Exercise requirements: Copy exactly the lines from the beginning of the data down to and including the line holding "plt.rcParams['font.family'] = ['Roboto', 'DejaVu", without any pictures.

Dataset extract:
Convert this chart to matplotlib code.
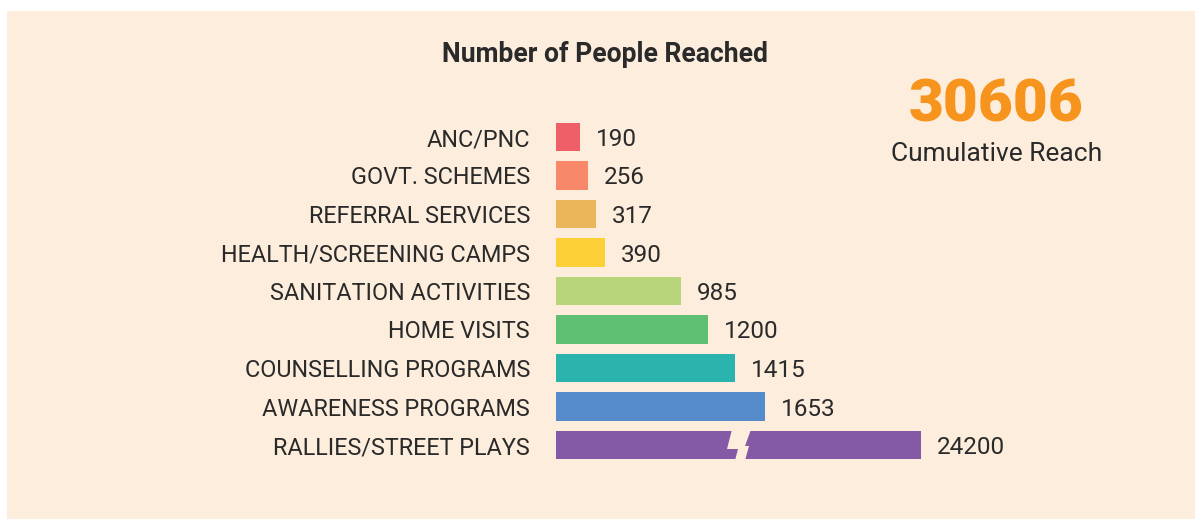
import matplotlib
matplotlib.use("Agg")
import matplotlib.pyplot as plt
from matplotlib.patches import Rectangle, Polygon

# ---- data ----
categories = ["ANC/PNC", "GOVT. SCHEMES", "REFERRAL SERVICES", "HEALTH/SCREENING CAMPS",
              "SANITATION ACTIVITIES", "HOME VISITS", "COUNSELLING PROGRAMS",
              "AWARENESS PROGRAMS", "RALLIES/STREET PLAYS"]
values = [190, 256, 317, 390, 985, 1200, 1415, 1653, 24200]
colors = ["#EF5F67", "#F7896A", "#EBB65A", "#FDD037", "#B9D57C", "#5FBF73",
          "#2BB3AE", "#558BCB", "#8459A5"]
cumulative_reach = 30606
title = "Number of People Reached"
# the largest bar is drawn with a broken axis, truncated at this length
break_display = 2885

W, H = 1195, 519
DPI = 100
BG = "#FDEDDC"
TXT = "#2A2A2A"
plt.rcParams['font.family'] = ['Roboto', 'DejaVu Sans']

fig = plt.figure(figsize=(W / DPI, H / DPI), dpi=DPI)
fig.patch.set_facecolor("white")
fig.patches.append(Rectangle((7 / W, 0), 1 - 7 / W, 1 - 11 / H, transform=fig.transFigure,
                             facecolor=BG, edgecolor="none", zorder=-10))

px_per_unit = 0.1265
left_px, top_px, bot_px = 556, 117.75, 464.25
ax = fig.add_axes([left_px / W, 1 - bot_px / H, 1 - left_px / W, (bot_px - top_px) / H])
ax.set_facecolor("none")
ax.set_zorder(5)
ax.set_xlim(0, (W - left_px) / px_per_unit)
n = len(categories)
ax.set_ylim(n - 0.5, -0.5)

disp = [min(v, break_display) for v in values]
ypos = list(range(n))
bh = 0.75
ax.barh(ypos, disp, height=bh, color=colors, edgecolor="none", zorder=2)

for y, d, v in zip(ypos, disp, values):
    ax.annotate(str(v), xy=(d, y), xytext=(11.5, 0), textcoords="offset points",
                ha="left", va="center_baseline", fontsize=17.5, color=TXT)

# break mark on truncated bar
for y, v, d in zip(ypos, values, disp):
    if v > break_display:
        xu = 1 / px_per_unit  # data units per pixel
        yu = 1 / 38.5         # row units per pixel
        cx = 739 - left_px    # px from bar start
        pts_px = [(-7, -15.5), (12, -15.5), (6, 1), (10, 1), (6, 15.5), (-4, 15.5), (-1, 4), (-12, 4)]
        poly = [((cx + px) * xu, y + py * yu) for px, py in pts_px]
        ax.add_patch(Polygon(poly, closed=True, facecolor=BG, edgecolor="none", zorder=3))

ax.set_yticks(ypos)
ax.set_yticklabels(categories, fontsize=16.8, color=TXT)
ax.tick_params(axis="y", length=0, pad=18.7)
ax.set_xticks([])
for s in ax.spines.values():
    s.set_visible(False)

fig.text(604.5 / W, 1 - 55 / H, title, ha="center", va="center", fontsize=19.1,
         fontweight="bold", color=TXT)
fig.text(996 / W, 1 - 106 / H, str(cumulative_reach), ha="center", va="center",
         fontsize=43.5, fontweight="heavy", color="#F7941D")
fig.text(997 / W, 1 - 154 / H, "Cumulative Reach", ha="center", va="center",
         fontsize=19, color=TXT)

fig.savefig("out.png", dpi=DPI)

Solved exercise:
Convert this chart to matplotlib code.
import matplotlib
matplotlib.use("Agg")
import matplotlib.pyplot as plt
from matplotlib.patches import Rectangle, Polygon

# ---- data ----
categories = ["ANC/PNC", "GOVT. SCHEMES", "REFERRAL SERVICES", "HEALTH/SCREENING CAMPS",
              "SANITATION ACTIVITIES", "HOME VISITS", "COUNSELLING PROGRAMS",
              "AWARENESS PROGRAMS", "RALLIES/STREET PLAYS"]
values = [190, 256, 317, 390, 985, 1200, 1415, 1653, 24200]
colors = ["#EF5F67", "#F7896A", "#EBB65A", "#FDD037", "#B9D57C", "#5FBF73",
          "#2BB3AE", "#558BCB", "#8459A5"]
cumulative_reach = 30606
title = "Number of People Reached"
# the largest bar is drawn with a broken axis, truncated at this length
break_display = 2885

W, H = 1195, 519
DPI = 100
BG = "#FDEDDC"
TXT = "#2A2A2A"
plt.rcParams['font.family'] = ['Roboto', 'DejaVu Sans']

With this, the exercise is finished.